My main interest in Steemit was always if it could solve the "Quality"-problem. The first experiments with this i think was Slashdot's karma system. I am still interested in systems that can support artists directly, but as for quality, Steemit has convinced me that humans do excatly the same way online as they do in the flesh.
The corruption you talk about, because that is what it is when you go nepotist behind the curtains in what should be an open system, the creation of institutions (like Steemcleaners and Curie), the endless opportunism and lick-ass attitude towards the powerful... it all mirrors how any other state is created. Funny to have been here for two years to see the anarchist commune become thrifty pirate-gangster haven (actually what happened at Christiania here in Copenhagen), but not that funny when you could see this happen every other place on the globe.

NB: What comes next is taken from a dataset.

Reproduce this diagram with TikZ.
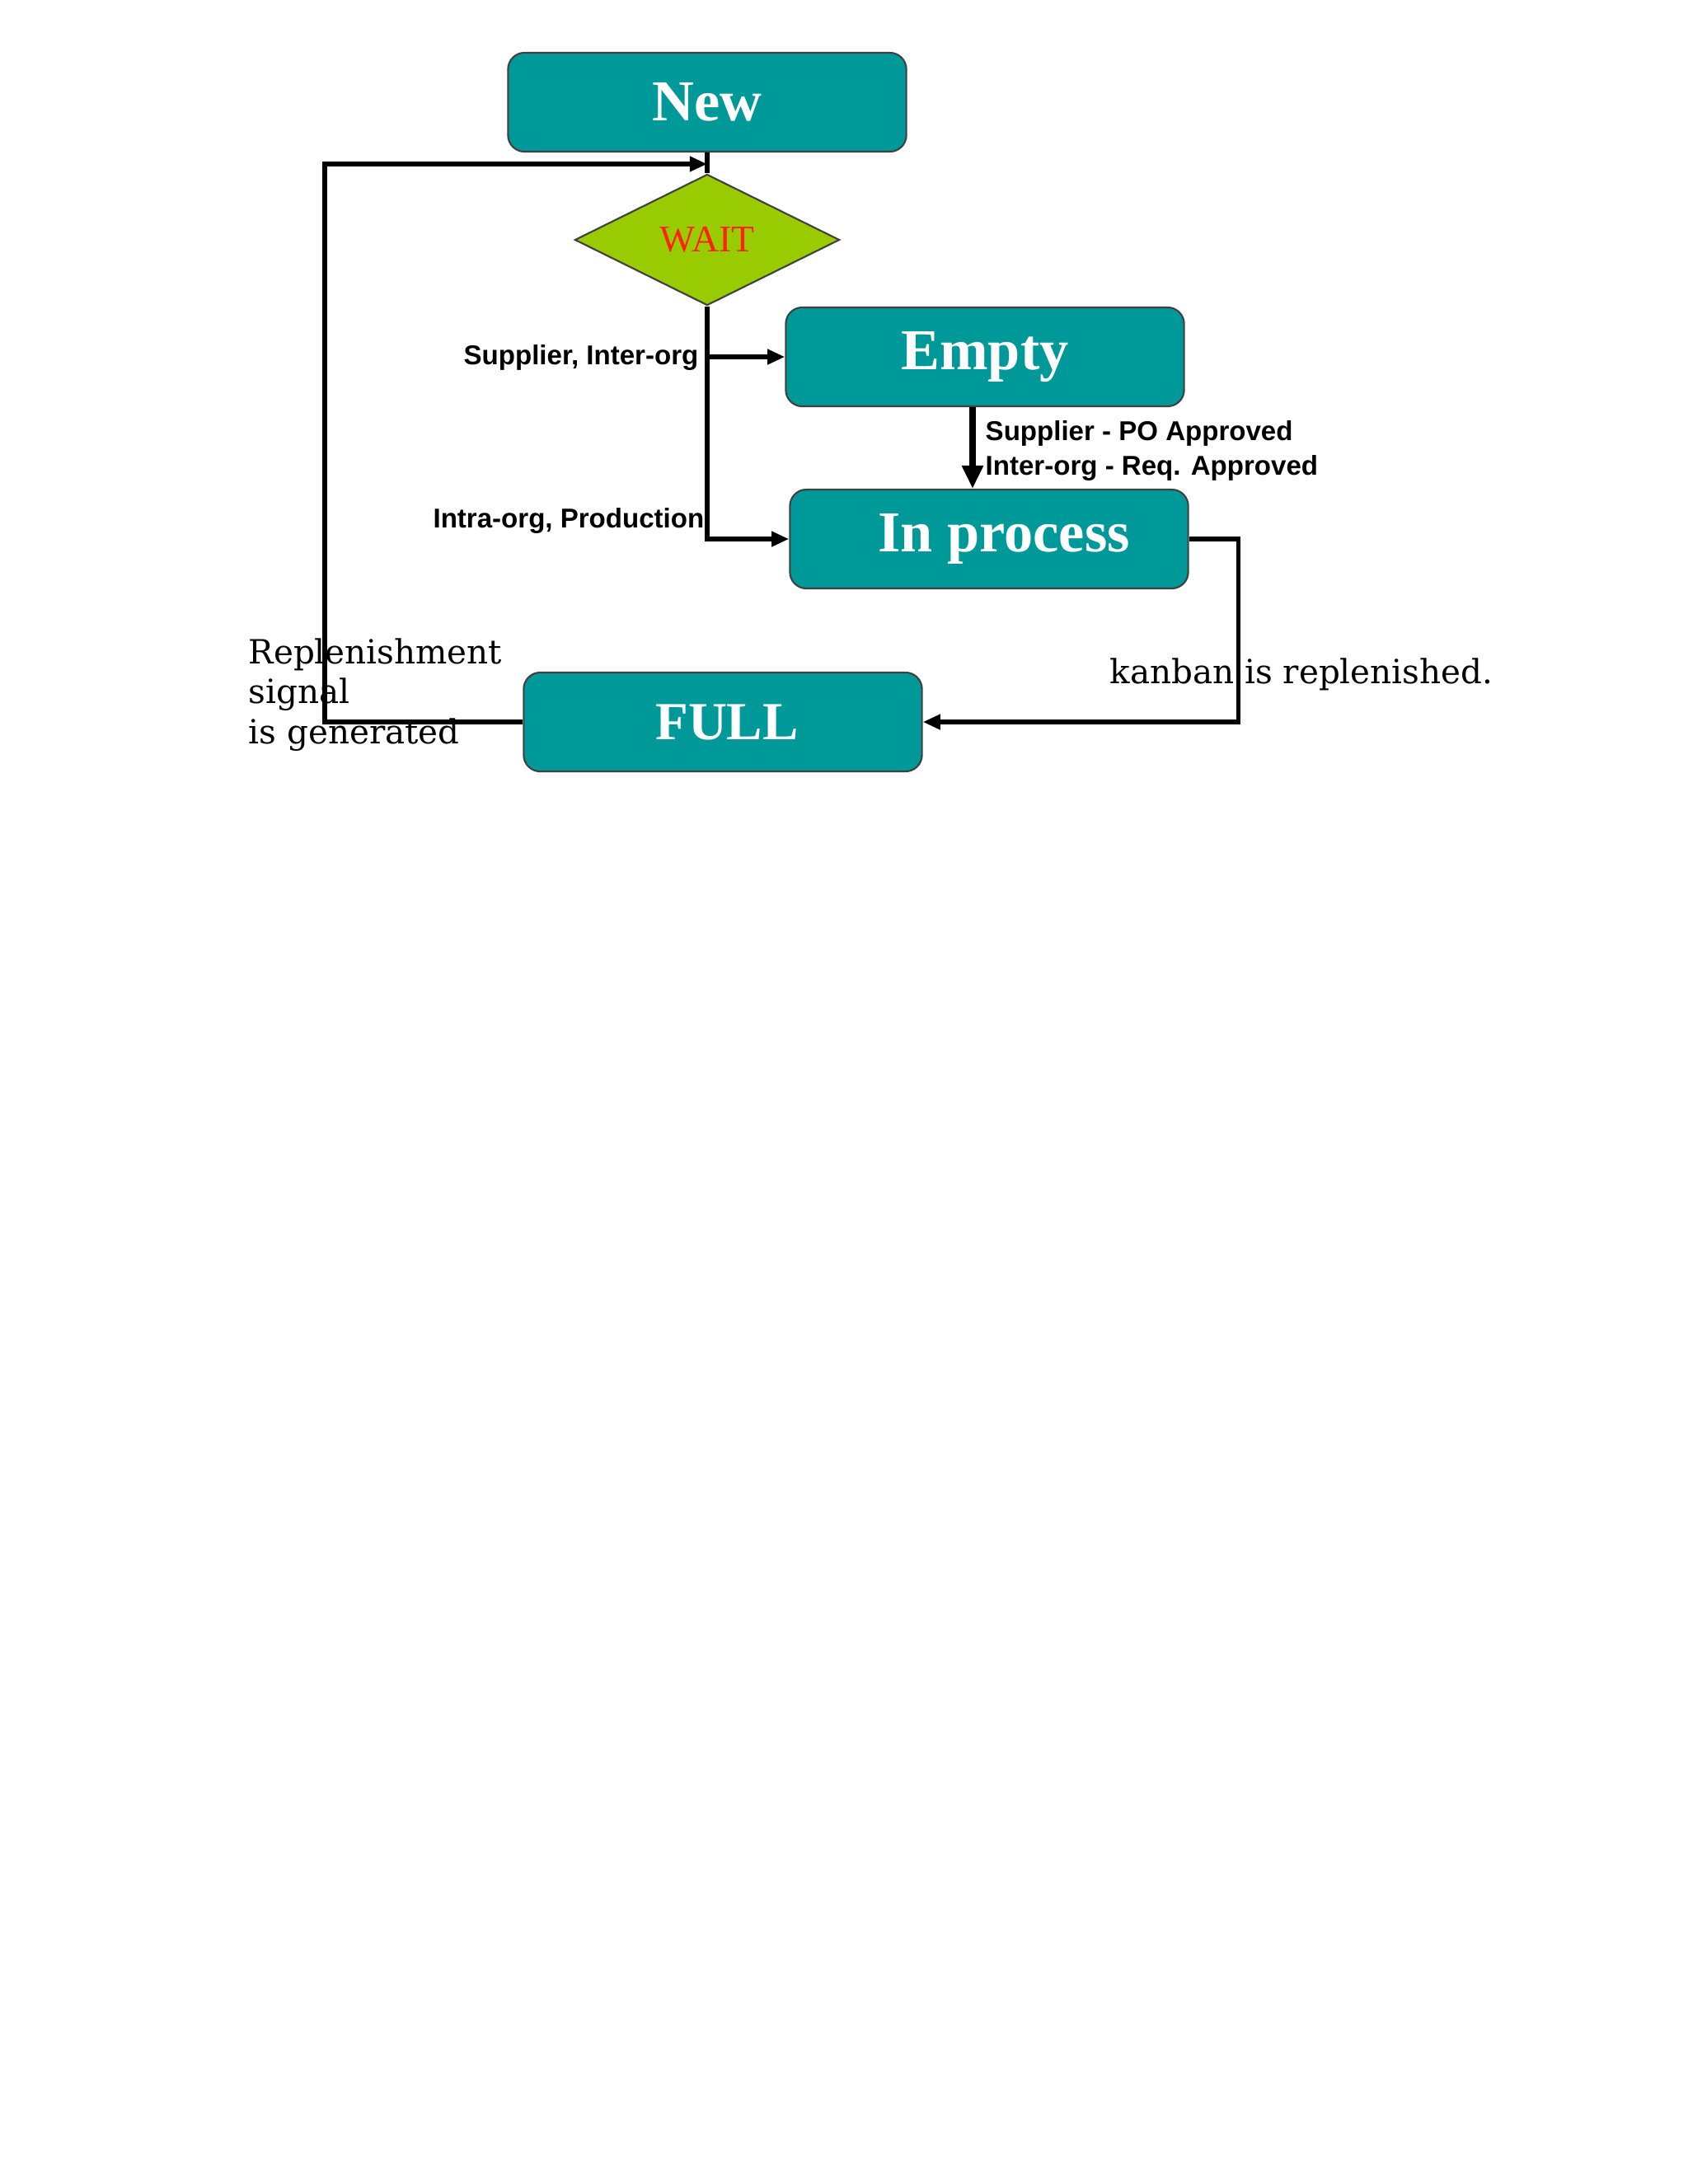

I have earned more from Bitcoin donations from people on other free sites (Diaspora), than I have earned here with my comic and my art (which is professional quality). It is not that I have not benefited from the community, I have very much - two people translating my comic and helping out, a few large donations, actually lots of funny connections and intelligent people, but money-wise I can see that communication and not quality is what gives you money. That is exactly like the art world I left five years ago.
I think this place needs a middle class. It wouldn't make Steemit Utopia (it hasn't done so elsewhere), but it would make the system less arbitrary and erratic. I just use Steemit as another platform to promote my art. I early on saw how people stopped voting for power-downers, so I didn't. I have powered up instead to see if I can get closer to actually let my self-vote count for something.
Anyways... before I write a whole post. Interesting things you write - mostly not new to me but at least we share view on a lot of things. I hate the vote-selling because it is not promoting quality. I know how the world work, but that doesn't mean I like it.
This comment was better than my post. I, too, think that Steemit has failed in rewarding quality.
Even if I recognize the Subjectivity of Value problem.
Hehe, thanks. There will of course never be complete consensus on quality and there doesn't have to be. It would be a strange and boring world if there ever was. But most of us can judge competence and effort, and if different circles of consensus could go together upvoting that it would be great. I imagine that a broader range of wealthy people could ensure that, but of course I don't know. Would be interesting to see if it ever happened.
Maybe I should try to take up the subject. Nothing attracts people as a post about Steemit :) and the quality discussion is seldom discussed seriously. Mostly it is people being pissed that their master-post get less than the charming amateur.